Os *Smart Grids* permitem que as Distribuidoras monitorem e controlem o fluxo de energia em tempo real, ajustando os níveis de tensão localmente com Inversores Inteligentes. Esses dispositivos podem reagir à sobretensão antes que o problema se torne sistêmico, reduzindo a necessidade de intervenção do ONS.
O Armazenamento de Energia é o antídoto mais eficaz contra a Curva do Pato. Ao instalar baterias (BESS) em pontos estratégicos da rede de distribuição, a energia excedente da Geração Distribuída pode ser armazenada e injetada na rede durante a noite, estabilizando a tensão diurna e evitando o curtailment. A ANEEL precisa criar incentivos claros para a integração do Armazenamento de Energia aos projetos de GD.
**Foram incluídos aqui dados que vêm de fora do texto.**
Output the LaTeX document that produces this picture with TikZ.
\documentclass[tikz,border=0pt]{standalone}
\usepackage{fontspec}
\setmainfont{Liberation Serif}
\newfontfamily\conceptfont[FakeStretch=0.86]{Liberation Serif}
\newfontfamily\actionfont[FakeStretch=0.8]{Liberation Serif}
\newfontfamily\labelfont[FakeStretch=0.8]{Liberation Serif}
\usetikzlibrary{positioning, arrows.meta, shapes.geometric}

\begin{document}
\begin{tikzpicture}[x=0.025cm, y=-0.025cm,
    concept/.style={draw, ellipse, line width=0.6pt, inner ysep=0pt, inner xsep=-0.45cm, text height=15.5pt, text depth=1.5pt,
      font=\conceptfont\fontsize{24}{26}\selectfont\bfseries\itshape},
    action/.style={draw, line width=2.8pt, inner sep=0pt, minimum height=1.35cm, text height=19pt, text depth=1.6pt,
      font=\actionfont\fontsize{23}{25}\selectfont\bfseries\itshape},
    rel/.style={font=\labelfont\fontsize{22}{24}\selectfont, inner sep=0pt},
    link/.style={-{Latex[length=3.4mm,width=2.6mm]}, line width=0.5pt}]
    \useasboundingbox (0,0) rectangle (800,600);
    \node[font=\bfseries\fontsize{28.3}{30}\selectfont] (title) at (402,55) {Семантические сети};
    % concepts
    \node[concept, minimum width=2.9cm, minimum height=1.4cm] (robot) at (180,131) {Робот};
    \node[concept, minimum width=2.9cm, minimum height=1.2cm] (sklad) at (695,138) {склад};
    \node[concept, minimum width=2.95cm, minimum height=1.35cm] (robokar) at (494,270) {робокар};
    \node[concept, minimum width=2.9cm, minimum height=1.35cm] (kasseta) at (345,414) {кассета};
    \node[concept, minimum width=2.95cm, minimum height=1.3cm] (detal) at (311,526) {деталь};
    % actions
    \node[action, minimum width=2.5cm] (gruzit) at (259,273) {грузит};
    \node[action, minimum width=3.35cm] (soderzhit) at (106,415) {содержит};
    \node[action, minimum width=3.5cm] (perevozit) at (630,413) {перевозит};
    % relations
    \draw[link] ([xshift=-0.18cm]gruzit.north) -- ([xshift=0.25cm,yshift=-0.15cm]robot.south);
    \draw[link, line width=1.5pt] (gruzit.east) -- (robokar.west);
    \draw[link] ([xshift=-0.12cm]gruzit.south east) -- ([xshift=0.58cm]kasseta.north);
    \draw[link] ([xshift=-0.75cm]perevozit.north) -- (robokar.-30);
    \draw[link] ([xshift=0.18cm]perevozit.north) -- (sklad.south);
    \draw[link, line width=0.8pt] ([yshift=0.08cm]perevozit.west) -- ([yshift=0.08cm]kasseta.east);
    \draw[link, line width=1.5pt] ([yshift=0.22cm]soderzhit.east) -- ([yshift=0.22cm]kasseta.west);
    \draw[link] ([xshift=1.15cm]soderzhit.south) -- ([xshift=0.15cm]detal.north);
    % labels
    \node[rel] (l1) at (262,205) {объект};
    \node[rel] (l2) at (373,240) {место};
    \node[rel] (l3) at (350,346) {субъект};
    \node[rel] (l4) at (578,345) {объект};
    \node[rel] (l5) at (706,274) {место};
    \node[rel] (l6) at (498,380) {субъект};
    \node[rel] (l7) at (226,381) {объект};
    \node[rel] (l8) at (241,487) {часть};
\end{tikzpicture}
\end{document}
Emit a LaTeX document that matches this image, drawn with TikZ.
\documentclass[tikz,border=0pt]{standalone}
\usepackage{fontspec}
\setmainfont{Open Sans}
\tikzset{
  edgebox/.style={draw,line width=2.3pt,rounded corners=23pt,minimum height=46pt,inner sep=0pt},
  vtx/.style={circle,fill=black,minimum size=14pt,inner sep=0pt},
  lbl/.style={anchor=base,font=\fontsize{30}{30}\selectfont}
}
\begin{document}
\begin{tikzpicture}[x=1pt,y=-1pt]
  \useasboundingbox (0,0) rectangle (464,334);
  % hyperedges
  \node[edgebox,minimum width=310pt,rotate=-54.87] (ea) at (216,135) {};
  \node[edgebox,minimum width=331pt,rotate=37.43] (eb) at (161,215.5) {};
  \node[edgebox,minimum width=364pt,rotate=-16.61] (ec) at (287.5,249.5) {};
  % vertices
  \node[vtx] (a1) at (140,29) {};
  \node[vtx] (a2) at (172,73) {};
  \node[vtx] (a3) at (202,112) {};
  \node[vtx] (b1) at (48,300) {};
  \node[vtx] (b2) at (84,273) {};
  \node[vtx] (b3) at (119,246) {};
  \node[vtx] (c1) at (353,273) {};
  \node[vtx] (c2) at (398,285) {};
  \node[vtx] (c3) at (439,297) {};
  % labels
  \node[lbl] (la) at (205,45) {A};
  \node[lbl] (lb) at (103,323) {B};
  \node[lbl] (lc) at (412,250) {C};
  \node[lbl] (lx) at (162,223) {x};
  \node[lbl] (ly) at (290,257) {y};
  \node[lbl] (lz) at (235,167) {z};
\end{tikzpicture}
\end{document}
O reforço da obrigação de corte é, em última análise, um poderoso sinal de que a infraestrutura de distribuição atingiu seu limite. A Transição Energética exige que as Distribuidoras assumam seu papel como gestoras ativas de um sistema bidirecional e complexo, investindo em tecnologia para transformar o corte da Geração Distribuída de uma regra mandatória em uma exceção raríssima.
Visão Geral
A ANEEL formaliza a execução compulsória do corte da Geração Distribuída por ordem do ONS, focando na Estabilidade da Rede do Sistema Interligado Nacional (SIN).